Now there is no Washington Establishment to end the paralysis, which went from the fiscal cliff of New Year's to the continuing resolution crisis of late September to the October hurricane of the debt ceiling.

Should we call in Bob Dole, who loved a deadlock? You must be kidding. In a shameful exhibition of disrespect, Republican senators let him sit in stunned mortification in his wheelchair in the chamber he once strode like a colossus rather than approve his treaty to assist the disabled. Give Bob Strauss a ring? The Democratic national chairman who was a Republican president's choice as ambassador to the Soviet Union? Dream on.

The fact that one (Mr. Dole) is 90 and the other (Mr. Strauss) nearly 95 tells how antiquarian this notion is. And, by the way, Lloyd Cutler has been dead for eight years, Clark Clifford for 15 and Dean Burch for 22.

• Power sometimes resides outside elected office.

We are not speaking here of the people in whose interests Washington is supposed to work.
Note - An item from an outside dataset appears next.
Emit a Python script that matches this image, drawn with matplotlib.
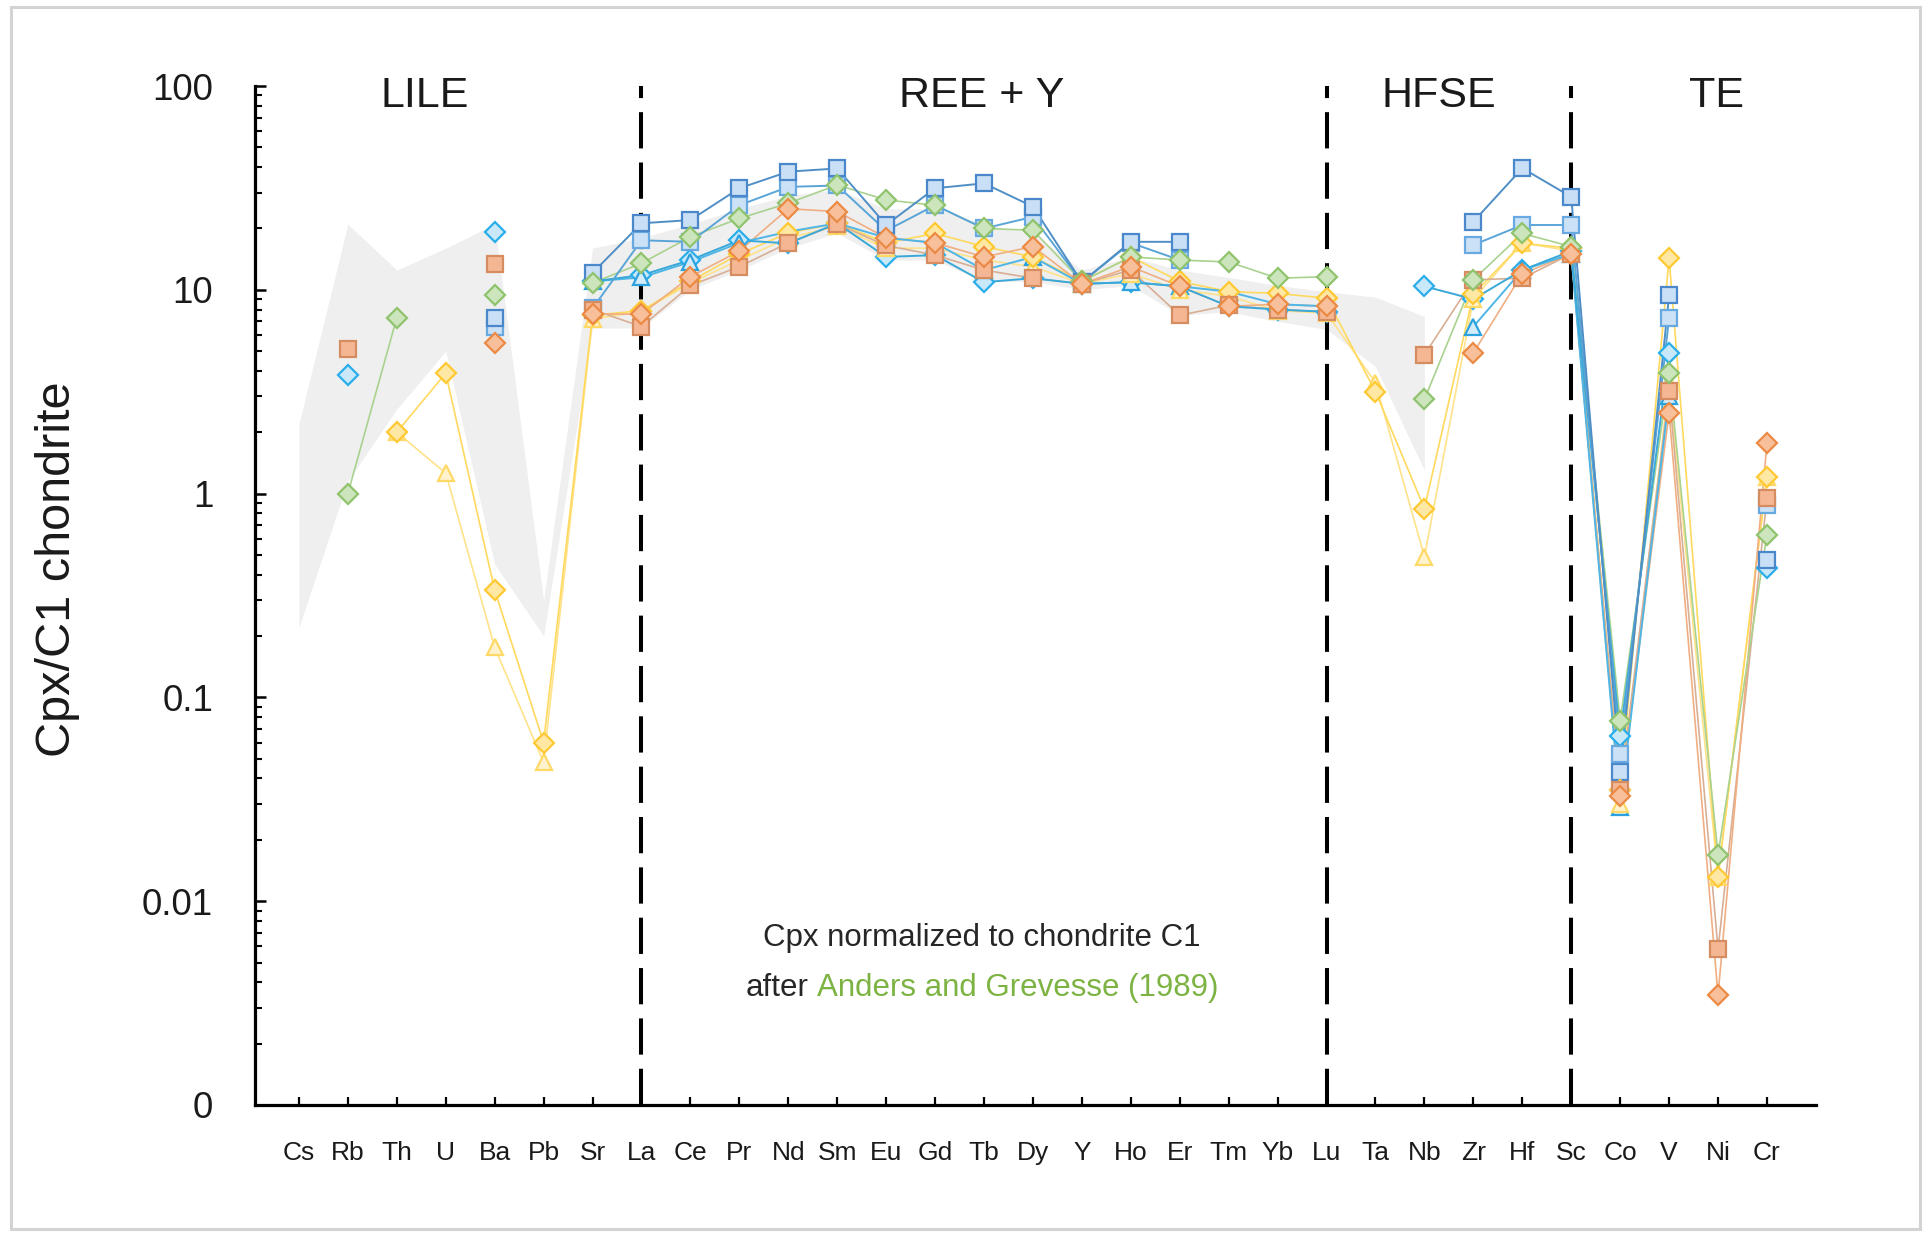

We are speaking of unelected power brokers who, throughout American history, have exerted outsized influence.

In the past they have been figures like Jay Gould, whose analogues today are on Wall Street. Or church figures, like Jonathan Edwards of the Great Awakening, the New England-bred preachers of the Social Gospel, the abolitionist clergymen and their lineal descendants in the black church and rabbinate of the civil-rights movement, or Father Charles Coughlin, the radio priest who turned on Franklin Roosevelt.

Today's outsiders command big money and big megaphones. This month a Bloomberg BusinessWeek cover thumped these words: "John Boehner Doesn't Run Congress. Meet the Man Who Does." And there, on page 71, was a picture of former Sen. Jim DeMint, now the head of the Heritage Foundation. He's not alone. And he's not in elected office.